By the end we were both miserable. I wanted to make it work so badly, I would have clung on like a crazed rock climber until it came to its eventual end and resented him for it. Although it was painful and heartbreaking at the time, It turns out that leaving when he did made him the good guy.

I’d also lost what I thought was a close friend, only to realise that good friends are supportive when you need them and not just when it suits them. It turned out I had plenty of the former.

As for work, I discovered it wasn’t the job I didn’t like, it was my boss. That year I opened my own company and I’ve never been happier. Now, many years on, with a gorgeous baby girl, a thriving business and a healthy relationship, I often wonder what I would say to my 14 year old self. Mostly, I wonder if the stubborn little drama queen would listen.

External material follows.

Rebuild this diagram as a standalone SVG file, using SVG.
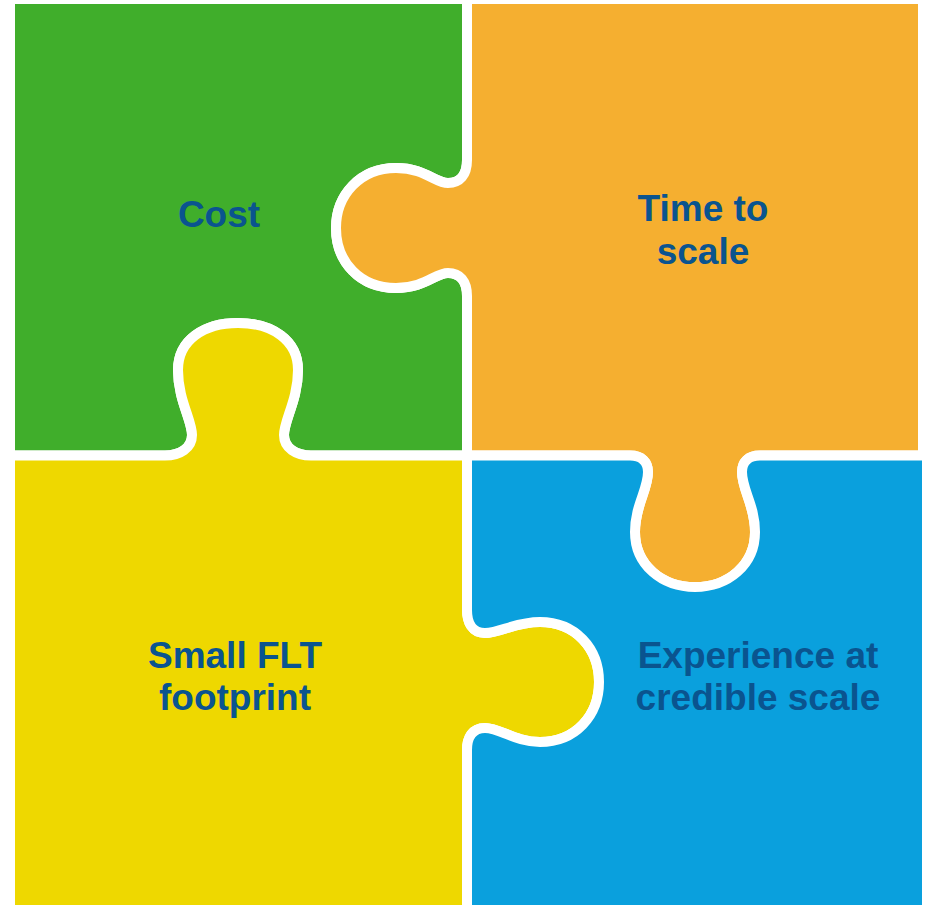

But if my former love Michael J Fox showed up at my house with Christopher Lloyd and the DeLorean, heading back in time would be really tempting.

As for what I’d say, it would go something like this: “Don’t spend the next 15 years thinking that your happiness is less important than everyone else’s, that having a boyfriend is nowhere near as important as having a life and leaving a guy who is a jerk or even a nice guy who just isn’t right for you isn’t giving up or failing, it’s moving forward. Oh, and I know bubble skirts are in fashion at the moment but they look ridiculous on you. You’ll regret it when you look back at photos 20 years from now – trust me, I’m from the future.”

As a little epilogue to this story, towards the end of “the best year of my life” I ran into Mr Some Kind of Wonderful at the after party for a play that I was working on. While he was sitting across the room talking to my friends and drinking my free beer, I was at the bar thinking how mature and cosmopolitan we all were until a friend of his relayed something fairly nasty that he’d said prior to our arrival.

Now, the old me would have been livid, there would have been tears in the bathroom and people coming to check if I was OK, but not this time. I air-kissed everyone as the night came to a close, I went upstairs to my hotel room with a bunch of friends, drank a lot of Bailey’s and we laughed our asses off until 4am. Now, I was a fully-developed independent Cheerleader and he was still the boy I’d known all those years ago. The pattern was officially in the bin.